**SHORT TASK**
Give again only the lines running from the one with "Write the TikZ code for this diagram." through the one with "(ctbl) at (86,57)", inclusive. Omit every picture.

Records with drawing code

++++++

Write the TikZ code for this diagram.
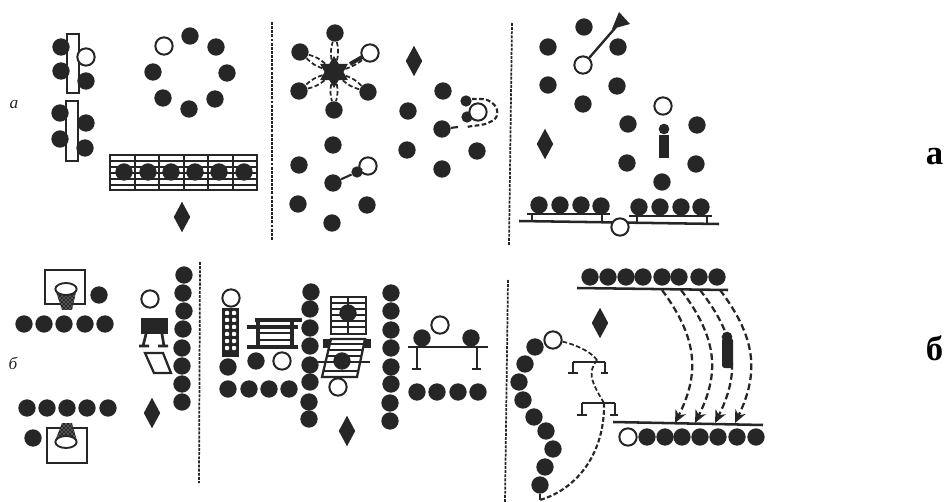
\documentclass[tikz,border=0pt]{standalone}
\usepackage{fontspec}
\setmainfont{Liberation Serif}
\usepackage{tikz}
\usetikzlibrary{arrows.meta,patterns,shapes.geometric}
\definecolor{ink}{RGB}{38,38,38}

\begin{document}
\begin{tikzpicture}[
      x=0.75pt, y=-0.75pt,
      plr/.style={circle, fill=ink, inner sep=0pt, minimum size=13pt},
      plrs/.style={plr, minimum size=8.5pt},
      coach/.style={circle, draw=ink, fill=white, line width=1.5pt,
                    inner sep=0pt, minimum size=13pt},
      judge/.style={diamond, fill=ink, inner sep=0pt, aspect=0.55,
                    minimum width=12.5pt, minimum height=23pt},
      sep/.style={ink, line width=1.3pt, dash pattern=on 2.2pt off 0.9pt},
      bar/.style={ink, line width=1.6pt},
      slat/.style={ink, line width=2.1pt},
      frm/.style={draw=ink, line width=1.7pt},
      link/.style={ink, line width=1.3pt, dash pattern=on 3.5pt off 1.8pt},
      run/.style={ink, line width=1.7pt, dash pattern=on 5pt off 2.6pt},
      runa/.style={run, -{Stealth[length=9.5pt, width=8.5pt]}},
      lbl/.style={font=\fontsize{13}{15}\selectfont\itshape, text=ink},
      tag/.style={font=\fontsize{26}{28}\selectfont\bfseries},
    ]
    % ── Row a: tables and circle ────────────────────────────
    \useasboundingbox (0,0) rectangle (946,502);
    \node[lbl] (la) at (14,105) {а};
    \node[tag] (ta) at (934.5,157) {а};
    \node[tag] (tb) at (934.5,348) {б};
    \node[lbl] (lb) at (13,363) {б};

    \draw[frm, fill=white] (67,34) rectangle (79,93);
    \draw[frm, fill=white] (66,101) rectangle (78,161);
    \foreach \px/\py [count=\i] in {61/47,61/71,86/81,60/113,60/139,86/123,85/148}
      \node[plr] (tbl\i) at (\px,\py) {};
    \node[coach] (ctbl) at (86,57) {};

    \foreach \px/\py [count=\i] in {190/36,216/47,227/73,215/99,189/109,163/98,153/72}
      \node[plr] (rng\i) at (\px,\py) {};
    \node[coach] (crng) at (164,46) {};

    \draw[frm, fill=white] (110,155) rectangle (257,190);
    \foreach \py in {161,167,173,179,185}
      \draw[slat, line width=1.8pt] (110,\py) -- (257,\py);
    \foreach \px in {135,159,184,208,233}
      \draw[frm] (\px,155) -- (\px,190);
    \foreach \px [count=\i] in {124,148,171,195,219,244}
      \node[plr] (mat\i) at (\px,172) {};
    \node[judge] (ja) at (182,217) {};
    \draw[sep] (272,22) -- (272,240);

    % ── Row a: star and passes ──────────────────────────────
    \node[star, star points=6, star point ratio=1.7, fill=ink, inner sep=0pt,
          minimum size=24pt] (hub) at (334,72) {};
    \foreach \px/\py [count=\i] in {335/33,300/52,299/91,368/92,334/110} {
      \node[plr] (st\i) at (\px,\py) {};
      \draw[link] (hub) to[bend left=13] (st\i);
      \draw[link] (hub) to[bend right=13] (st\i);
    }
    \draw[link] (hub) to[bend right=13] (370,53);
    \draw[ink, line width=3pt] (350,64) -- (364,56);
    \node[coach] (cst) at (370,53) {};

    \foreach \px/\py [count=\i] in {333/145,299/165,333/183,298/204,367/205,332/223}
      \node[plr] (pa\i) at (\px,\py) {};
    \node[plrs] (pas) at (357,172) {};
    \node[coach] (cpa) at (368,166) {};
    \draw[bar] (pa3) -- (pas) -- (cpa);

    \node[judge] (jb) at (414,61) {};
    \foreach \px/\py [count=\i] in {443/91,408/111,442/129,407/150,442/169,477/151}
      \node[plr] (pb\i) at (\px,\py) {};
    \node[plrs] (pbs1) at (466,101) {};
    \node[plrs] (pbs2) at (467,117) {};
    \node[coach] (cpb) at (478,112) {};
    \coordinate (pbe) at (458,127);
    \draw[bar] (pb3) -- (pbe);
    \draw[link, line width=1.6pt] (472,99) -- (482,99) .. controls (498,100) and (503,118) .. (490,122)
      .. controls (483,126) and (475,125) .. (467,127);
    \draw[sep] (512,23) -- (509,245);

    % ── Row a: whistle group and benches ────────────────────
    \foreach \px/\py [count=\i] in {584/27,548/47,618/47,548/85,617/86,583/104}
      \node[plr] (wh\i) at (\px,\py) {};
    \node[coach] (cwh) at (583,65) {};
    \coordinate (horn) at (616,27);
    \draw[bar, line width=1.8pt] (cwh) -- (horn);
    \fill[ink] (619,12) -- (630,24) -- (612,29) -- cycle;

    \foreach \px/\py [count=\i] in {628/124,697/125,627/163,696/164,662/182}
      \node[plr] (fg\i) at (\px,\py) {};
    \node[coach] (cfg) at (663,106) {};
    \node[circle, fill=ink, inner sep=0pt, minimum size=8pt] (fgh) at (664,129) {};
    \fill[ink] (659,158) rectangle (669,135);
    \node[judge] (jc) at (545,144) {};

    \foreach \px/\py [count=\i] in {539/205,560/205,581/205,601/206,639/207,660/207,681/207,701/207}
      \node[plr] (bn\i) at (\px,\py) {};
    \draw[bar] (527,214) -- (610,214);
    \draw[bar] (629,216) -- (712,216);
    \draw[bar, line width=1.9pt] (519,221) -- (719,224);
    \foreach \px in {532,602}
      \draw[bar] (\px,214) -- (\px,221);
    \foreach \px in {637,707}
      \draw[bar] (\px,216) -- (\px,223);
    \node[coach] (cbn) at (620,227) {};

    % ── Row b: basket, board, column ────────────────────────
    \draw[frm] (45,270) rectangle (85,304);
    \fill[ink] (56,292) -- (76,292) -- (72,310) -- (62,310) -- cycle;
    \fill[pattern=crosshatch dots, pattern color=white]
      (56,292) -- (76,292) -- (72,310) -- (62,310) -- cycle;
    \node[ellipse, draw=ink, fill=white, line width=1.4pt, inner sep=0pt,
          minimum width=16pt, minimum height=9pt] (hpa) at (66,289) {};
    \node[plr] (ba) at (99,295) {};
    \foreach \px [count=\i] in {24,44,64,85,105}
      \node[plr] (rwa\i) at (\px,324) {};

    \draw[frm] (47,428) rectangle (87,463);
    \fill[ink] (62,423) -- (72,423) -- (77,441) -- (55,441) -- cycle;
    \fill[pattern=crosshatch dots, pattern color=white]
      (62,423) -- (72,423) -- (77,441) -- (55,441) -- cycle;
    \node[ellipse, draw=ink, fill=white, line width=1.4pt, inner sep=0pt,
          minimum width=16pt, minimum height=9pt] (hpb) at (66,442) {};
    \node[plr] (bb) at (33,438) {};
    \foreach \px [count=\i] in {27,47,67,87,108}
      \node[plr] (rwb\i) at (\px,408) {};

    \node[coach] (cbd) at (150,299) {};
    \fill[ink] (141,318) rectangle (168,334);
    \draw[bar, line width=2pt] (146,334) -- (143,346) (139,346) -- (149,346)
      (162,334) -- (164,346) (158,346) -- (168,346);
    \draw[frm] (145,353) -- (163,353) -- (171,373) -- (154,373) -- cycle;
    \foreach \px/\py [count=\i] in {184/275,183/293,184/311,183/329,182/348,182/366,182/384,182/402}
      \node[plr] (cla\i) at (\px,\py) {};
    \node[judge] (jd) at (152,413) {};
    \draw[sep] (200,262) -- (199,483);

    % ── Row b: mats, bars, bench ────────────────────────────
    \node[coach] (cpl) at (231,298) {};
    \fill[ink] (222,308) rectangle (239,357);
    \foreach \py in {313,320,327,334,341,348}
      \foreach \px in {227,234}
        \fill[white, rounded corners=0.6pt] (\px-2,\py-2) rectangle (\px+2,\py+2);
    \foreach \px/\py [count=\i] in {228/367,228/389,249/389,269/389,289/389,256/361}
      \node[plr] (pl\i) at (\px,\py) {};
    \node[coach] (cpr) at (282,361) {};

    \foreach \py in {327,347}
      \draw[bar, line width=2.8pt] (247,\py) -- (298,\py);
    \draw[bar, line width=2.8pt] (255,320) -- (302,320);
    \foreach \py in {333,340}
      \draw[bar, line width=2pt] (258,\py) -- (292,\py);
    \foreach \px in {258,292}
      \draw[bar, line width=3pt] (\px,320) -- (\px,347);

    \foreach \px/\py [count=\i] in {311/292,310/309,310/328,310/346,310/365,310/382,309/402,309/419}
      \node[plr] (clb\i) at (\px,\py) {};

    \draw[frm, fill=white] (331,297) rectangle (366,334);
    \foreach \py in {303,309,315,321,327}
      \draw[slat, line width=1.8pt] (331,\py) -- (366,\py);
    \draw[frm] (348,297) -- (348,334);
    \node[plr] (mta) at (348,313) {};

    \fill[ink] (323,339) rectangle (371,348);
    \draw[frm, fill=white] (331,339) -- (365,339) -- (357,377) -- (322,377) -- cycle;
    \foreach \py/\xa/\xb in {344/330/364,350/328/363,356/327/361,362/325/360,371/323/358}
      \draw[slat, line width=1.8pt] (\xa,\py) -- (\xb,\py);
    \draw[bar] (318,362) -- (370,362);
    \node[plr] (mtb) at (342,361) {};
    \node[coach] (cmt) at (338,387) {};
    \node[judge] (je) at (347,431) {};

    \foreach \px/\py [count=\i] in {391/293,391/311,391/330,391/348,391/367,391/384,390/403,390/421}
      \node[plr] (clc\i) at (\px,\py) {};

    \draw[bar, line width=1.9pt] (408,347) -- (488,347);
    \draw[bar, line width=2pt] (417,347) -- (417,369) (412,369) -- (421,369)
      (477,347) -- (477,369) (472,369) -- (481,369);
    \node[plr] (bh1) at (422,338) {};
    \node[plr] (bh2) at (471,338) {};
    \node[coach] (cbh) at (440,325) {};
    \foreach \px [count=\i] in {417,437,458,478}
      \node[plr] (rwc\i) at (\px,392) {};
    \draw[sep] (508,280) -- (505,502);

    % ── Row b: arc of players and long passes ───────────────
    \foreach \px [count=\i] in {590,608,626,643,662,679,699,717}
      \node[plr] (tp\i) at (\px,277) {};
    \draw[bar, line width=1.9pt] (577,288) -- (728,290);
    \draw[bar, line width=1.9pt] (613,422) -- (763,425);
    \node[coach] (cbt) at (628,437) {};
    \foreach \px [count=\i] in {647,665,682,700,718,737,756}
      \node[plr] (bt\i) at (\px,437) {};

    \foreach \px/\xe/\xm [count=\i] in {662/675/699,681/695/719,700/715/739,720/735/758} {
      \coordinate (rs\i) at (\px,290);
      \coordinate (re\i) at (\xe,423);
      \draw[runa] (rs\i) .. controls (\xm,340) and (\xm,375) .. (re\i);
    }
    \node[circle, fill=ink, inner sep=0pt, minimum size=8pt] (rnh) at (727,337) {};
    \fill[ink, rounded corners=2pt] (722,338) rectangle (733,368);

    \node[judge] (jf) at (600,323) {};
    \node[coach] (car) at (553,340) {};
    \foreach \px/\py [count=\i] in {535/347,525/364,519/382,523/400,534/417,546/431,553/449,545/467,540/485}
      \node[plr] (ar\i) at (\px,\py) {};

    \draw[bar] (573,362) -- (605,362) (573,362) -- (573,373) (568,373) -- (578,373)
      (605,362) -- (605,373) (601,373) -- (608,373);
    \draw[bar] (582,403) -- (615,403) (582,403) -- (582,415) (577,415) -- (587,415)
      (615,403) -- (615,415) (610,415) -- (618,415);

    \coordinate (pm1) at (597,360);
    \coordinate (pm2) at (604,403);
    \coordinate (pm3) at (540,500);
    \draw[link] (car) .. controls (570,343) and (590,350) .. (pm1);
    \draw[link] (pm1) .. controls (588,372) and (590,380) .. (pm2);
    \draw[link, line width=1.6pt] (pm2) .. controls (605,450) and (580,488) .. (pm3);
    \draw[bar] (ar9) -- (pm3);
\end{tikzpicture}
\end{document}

++++++

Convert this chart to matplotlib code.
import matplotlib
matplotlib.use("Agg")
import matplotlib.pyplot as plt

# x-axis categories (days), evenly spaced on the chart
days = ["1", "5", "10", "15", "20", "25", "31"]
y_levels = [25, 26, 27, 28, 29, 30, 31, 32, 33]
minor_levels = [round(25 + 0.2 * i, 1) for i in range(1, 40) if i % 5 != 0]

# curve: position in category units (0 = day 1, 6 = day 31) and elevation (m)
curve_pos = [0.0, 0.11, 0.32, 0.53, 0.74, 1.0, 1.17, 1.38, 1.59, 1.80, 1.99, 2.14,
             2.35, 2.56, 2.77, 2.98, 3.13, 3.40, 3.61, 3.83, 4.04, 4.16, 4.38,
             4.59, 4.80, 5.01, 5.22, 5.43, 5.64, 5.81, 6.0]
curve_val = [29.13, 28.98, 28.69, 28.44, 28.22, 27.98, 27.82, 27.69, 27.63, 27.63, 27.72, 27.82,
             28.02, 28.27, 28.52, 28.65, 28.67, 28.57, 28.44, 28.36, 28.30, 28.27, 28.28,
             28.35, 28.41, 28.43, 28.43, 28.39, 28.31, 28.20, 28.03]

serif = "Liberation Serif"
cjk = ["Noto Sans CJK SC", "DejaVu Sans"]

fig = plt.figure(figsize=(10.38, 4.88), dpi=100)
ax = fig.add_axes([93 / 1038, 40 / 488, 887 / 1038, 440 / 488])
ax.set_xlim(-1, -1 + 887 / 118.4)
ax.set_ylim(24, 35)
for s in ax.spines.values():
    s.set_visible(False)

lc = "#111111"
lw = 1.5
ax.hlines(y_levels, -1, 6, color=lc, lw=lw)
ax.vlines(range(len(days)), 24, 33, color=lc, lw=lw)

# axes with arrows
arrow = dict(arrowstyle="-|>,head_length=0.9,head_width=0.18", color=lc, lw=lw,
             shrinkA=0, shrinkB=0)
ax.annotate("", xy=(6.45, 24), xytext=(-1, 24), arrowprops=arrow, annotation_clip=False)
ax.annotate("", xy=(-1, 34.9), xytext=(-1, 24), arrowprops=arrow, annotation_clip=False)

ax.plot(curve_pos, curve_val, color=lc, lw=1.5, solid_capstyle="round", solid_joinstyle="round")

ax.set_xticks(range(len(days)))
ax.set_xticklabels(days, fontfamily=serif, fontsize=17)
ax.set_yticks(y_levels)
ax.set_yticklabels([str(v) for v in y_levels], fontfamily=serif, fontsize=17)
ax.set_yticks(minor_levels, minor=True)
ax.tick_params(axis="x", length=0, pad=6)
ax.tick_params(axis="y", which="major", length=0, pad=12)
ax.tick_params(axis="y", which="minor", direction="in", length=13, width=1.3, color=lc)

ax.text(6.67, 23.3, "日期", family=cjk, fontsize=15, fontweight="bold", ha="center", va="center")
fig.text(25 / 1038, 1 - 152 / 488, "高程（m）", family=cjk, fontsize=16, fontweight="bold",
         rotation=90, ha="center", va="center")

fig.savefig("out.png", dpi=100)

++++++

**EXERCISE RESULT**
Write the TikZ code for this diagram.
\documentclass[tikz,border=0pt]{standalone}
\usepackage{fontspec}
\setmainfont{Liberation Serif}
\usepackage{tikz}
\usetikzlibrary{arrows.meta,patterns,shapes.geometric}
\definecolor{ink}{RGB}{38,38,38}

\begin{document}
\begin{tikzpicture}[
      x=0.75pt, y=-0.75pt,
      plr/.style={circle, fill=ink, inner sep=0pt, minimum size=13pt},
      plrs/.style={plr, minimum size=8.5pt},
      coach/.style={circle, draw=ink, fill=white, line width=1.5pt,
                    inner sep=0pt, minimum size=13pt},
      judge/.style={diamond, fill=ink, inner sep=0pt, aspect=0.55,
                    minimum width=12.5pt, minimum height=23pt},
      sep/.style={ink, line width=1.3pt, dash pattern=on 2.2pt off 0.9pt},
      bar/.style={ink, line width=1.6pt},
      slat/.style={ink, line width=2.1pt},
      frm/.style={draw=ink, line width=1.7pt},
      link/.style={ink, line width=1.3pt, dash pattern=on 3.5pt off 1.8pt},
      run/.style={ink, line width=1.7pt, dash pattern=on 5pt off 2.6pt},
      runa/.style={run, -{Stealth[length=9.5pt, width=8.5pt]}},
      lbl/.style={font=\fontsize{13}{15}\selectfont\itshape, text=ink},
      tag/.style={font=\fontsize{26}{28}\selectfont\bfseries},
    ]
    % ── Row a: tables and circle ────────────────────────────
    \useasboundingbox (0,0) rectangle (946,502);
    \node[lbl] (la) at (14,105) {а};
    \node[tag] (ta) at (934.5,157) {а};
    \node[tag] (tb) at (934.5,348) {б};
    \node[lbl] (lb) at (13,363) {б};

    \draw[frm, fill=white] (67,34) rectangle (79,93);
    \draw[frm, fill=white] (66,101) rectangle (78,161);
    \foreach \px/\py [count=\i] in {61/47,61/71,86/81,60/113,60/139,86/123,85/148}
      \node[plr] (tbl\i) at (\px,\py) {};
    \node[coach] (ctbl) at (86,57) {};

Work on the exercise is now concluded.